• Exercise objective
Output the material exactly, but drop every image it holds.

• Source excerpt
______________________________

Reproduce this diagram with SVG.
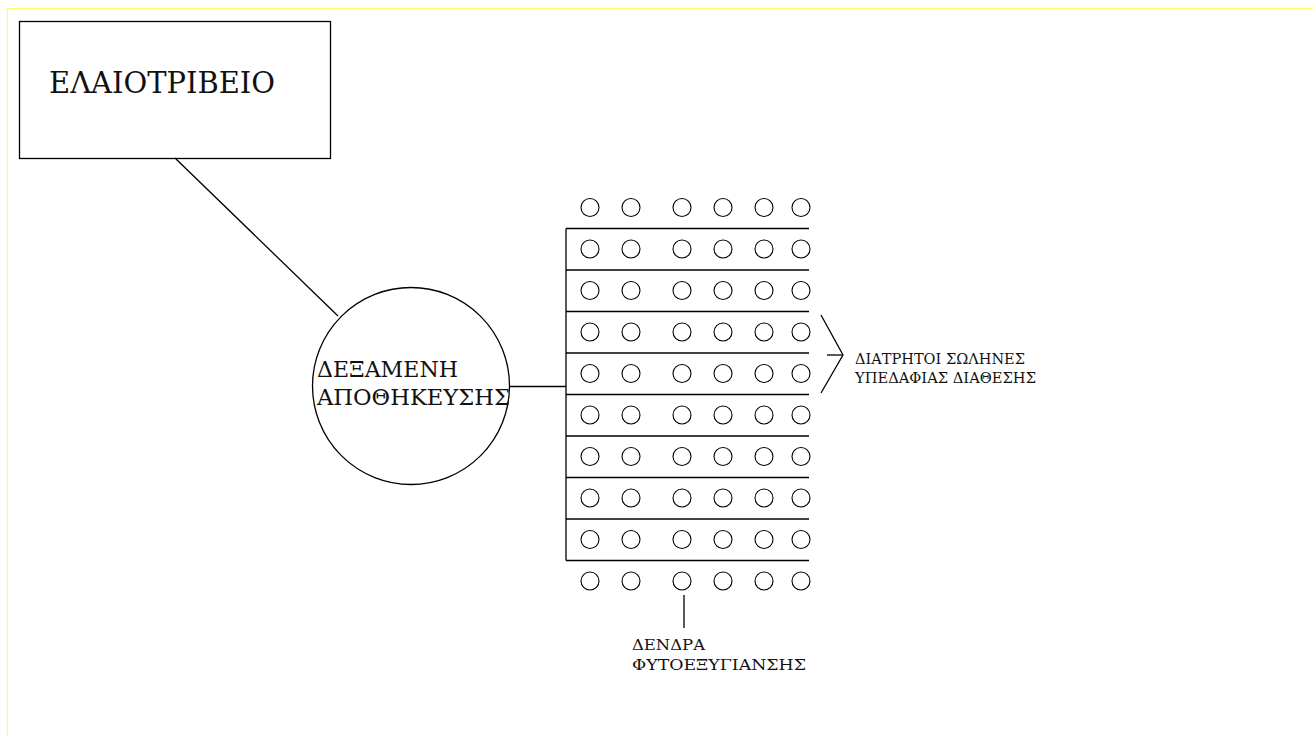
<svg xmlns="http://www.w3.org/2000/svg" width="1313" height="737" viewBox="0 0 1313 737">
<defs>
<style>
.ln{stroke:#000;stroke-width:1.3;fill:none}
.tree{stroke:#000;stroke-width:1.1;fill:#fff}
.t{font-family:"DejaVu Serif","Liberation Serif",serif;fill:#111}
</style>
<g id="treeRow">
<circle class="tree" cx="590" cy="0" r="9"/>
<circle class="tree" cx="631" cy="0" r="9"/>
<circle class="tree" cx="682" cy="0" r="9"/>
<circle class="tree" cx="723" cy="0" r="9"/>
<circle class="tree" cx="764" cy="0" r="9"/>
<circle class="tree" cx="801" cy="0" r="9"/>
</g>
</defs>
<rect width="1313" height="737" fill="#fff"/>
<path d="M7.5 737 V8.5 H1313" stroke="#ffff66" stroke-width="1.2" fill="none"/>
<g id="connectors">
<line class="ln" x1="175" y1="158" x2="338" y2="316"/>
<line class="ln" x1="509" y1="386.5" x2="566" y2="386.5"/>
<line class="ln" x1="684" y1="595" x2="684" y2="628"/>
<polyline class="ln" points="821,315 843,355 821,393"/>
<line class="ln" x1="827" y1="355" x2="843" y2="355"/>
</g>
<g id="elaiotriveio">
<rect class="ln" x="19.5" y="21.5" width="311" height="137"/>
<text class="t" x="49" y="93" font-size="29" textLength="226" lengthAdjust="spacingAndGlyphs">ΕΛΑΙΟΤΡΙΒΕΙΟ</text>
</g>
<g id="dexameni">
<circle class="ln" cx="411" cy="386" r="98.5"/>
<text class="t" x="317" y="376.5" font-size="23" textLength="141" lengthAdjust="spacingAndGlyphs">ΔΕΞΑΜΕΝΗ</text>
<text class="t" x="317" y="405" font-size="23" textLength="193" lengthAdjust="spacingAndGlyphs">ΑΠΟΘΗΚΕΥΣΗΣ</text>
</g>
<g id="pipes">
<line class="ln" x1="566" y1="228.5" x2="566" y2="560.5"/>
<line class="ln" x1="566" y1="228.5" x2="809" y2="228.5"/>
<line class="ln" x1="566" y1="270" x2="809" y2="270"/>
<line class="ln" x1="566" y1="311.5" x2="809" y2="311.5"/>
<line class="ln" x1="566" y1="353" x2="809" y2="353"/>
<line class="ln" x1="566" y1="394.5" x2="809" y2="394.5"/>
<line class="ln" x1="566" y1="436" x2="809" y2="436"/>
<line class="ln" x1="566" y1="477.5" x2="809" y2="477.5"/>
<line class="ln" x1="566" y1="519" x2="809" y2="519"/>
<line class="ln" x1="566" y1="560.5" x2="809" y2="560.5"/>
</g>
<g id="trees">
<use href="#treeRow" y="207.5"/>
<use href="#treeRow" y="249"/>
<use href="#treeRow" y="290.5"/>
<use href="#treeRow" y="332"/>
<use href="#treeRow" y="373.5"/>
<use href="#treeRow" y="415"/>
<use href="#treeRow" y="456.5"/>
<use href="#treeRow" y="498"/>
<use href="#treeRow" y="539.5"/>
<use href="#treeRow" y="581"/>
</g>
<g id="label-pipes">
<text class="t" x="855" y="364" font-size="15.5" textLength="170" lengthAdjust="spacingAndGlyphs">ΔΙΑΤΡΗΤΟΙ ΣΩΛΗΝΕΣ</text>
<text class="t" x="855" y="383" font-size="15.5" textLength="181" lengthAdjust="spacingAndGlyphs">ΥΠΕΔΑΦΙΑΣ ΔΙΑΘΕΣΗΣ</text>
</g>
<g id="label-trees">
<text class="t" x="632" y="650" font-size="15.5" textLength="73" lengthAdjust="spacingAndGlyphs">ΔΕΝΔΡΑ</text>
<text class="t" x="632" y="670" font-size="15.5" textLength="174" lengthAdjust="spacingAndGlyphs">ΦΥΤΟΕΞΥΓΙΑΝΣΗΣ</text>
</g>
</svg>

______________________________

• Response to this task
Reproduce this diagram with SVG.
<svg xmlns="http://www.w3.org/2000/svg" width="1313" height="737" viewBox="0 0 1313 737">
<defs>
<style>
.ln{stroke:#000;stroke-width:1.3;fill:none}
.tree{stroke:#000;stroke-width:1.1;fill:#fff}
.t{font-family:"DejaVu Serif","Liberation Serif",serif;fill:#111}
</style>
<g id="treeRow">
<circle class="tree" cx="590" cy="0" r="9"/>
<circle class="tree" cx="631" cy="0" r="9"/>
<circle class="tree" cx="682" cy="0" r="9"/>
<circle class="tree" cx="723" cy="0" r="9"/>
<circle class="tree" cx="764" cy="0" r="9"/>
<circle class="tree" cx="801" cy="0" r="9"/>
</g>
</defs>
<rect width="1313" height="737" fill="#fff"/>
<path d="M7.5 737 V8.5 H1313" stroke="#ffff66" stroke-width="1.2" fill="none"/>
<g id="connectors">
<line class="ln" x1="175" y1="158" x2="338" y2="316"/>
<line class="ln" x1="509" y1="386.5" x2="566" y2="386.5"/>
<line class="ln" x1="684" y1="595" x2="684" y2="628"/>
<polyline class="ln" points="821,315 843,355 821,393"/>
<line class="ln" x1="827" y1="355" x2="843" y2="355"/>
</g>
<g id="elaiotriveio">
<rect class="ln" x="19.5" y="21.5" width="311" height="137"/>
<text class="t" x="49" y="93" font-size="29" textLength="226" lengthAdjust="spacingAndGlyphs">ΕΛΑΙΟΤΡΙΒΕΙΟ</text>
</g>
<g id="dexameni">
<circle class="ln" cx="411" cy="386" r="98.5"/>
<text class="t" x="317" y="376.5" font-size="23" textLength="141" lengthAdjust="spacingAndGlyphs">ΔΕΞΑΜΕΝΗ</text>
<text class="t" x="317" y="405" font-size="23" textLength="193" lengthAdjust="spacingAndGlyphs">ΑΠΟΘΗΚΕΥΣΗΣ</text>
</g>
<g id="pipes">
<line class="ln" x1="566" y1="228.5" x2="566" y2="560.5"/>
<line class="ln" x1="566" y1="228.5" x2="809" y2="228.5"/>
<line class="ln" x1="566" y1="270" x2="809" y2="270"/>
<line class="ln" x1="566" y1="311.5" x2="809" y2="311.5"/>
<line class="ln" x1="566" y1="353" x2="809" y2="353"/>
<line class="ln" x1="566" y1="394.5" x2="809" y2="394.5"/>
<line class="ln" x1="566" y1="436" x2="809" y2="436"/>
<line class="ln" x1="566" y1="477.5" x2="809" y2="477.5"/>
<line class="ln" x1="566" y1="519" x2="809" y2="519"/>
<line class="ln" x1="566" y1="560.5" x2="809" y2="560.5"/>
</g>
<g id="trees">
<use href="#treeRow" y="207.5"/>
<use href="#treeRow" y="249"/>
<use href="#treeRow" y="290.5"/>
<use href="#treeRow" y="332"/>
<use href="#treeRow" y="373.5"/>
<use href="#treeRow" y="415"/>
<use href="#treeRow" y="456.5"/>
<use href="#treeRow" y="498"/>
<use href="#treeRow" y="539.5"/>
<use href="#treeRow" y="581"/>
</g>
<g id="label-pipes">
<text class="t" x="855" y="364" font-size="15.5" textLength="170" lengthAdjust="spacingAndGlyphs">ΔΙΑΤΡΗΤΟΙ ΣΩΛΗΝΕΣ</text>
<text class="t" x="855" y="383" font-size="15.5" textLength="181" lengthAdjust="spacingAndGlyphs">ΥΠΕΔΑΦΙΑΣ ΔΙΑΘΕΣΗΣ</text>
</g>
<g id="label-trees">
<text class="t" x="632" y="650" font-size="15.5" textLength="73" lengthAdjust="spacingAndGlyphs">ΔΕΝΔΡΑ</text>
<text class="t" x="632" y="670" font-size="15.5" textLength="174" lengthAdjust="spacingAndGlyphs">ΦΥΤΟΕΞΥΓΙΑΝΣΗΣ</text>
</g>
</svg>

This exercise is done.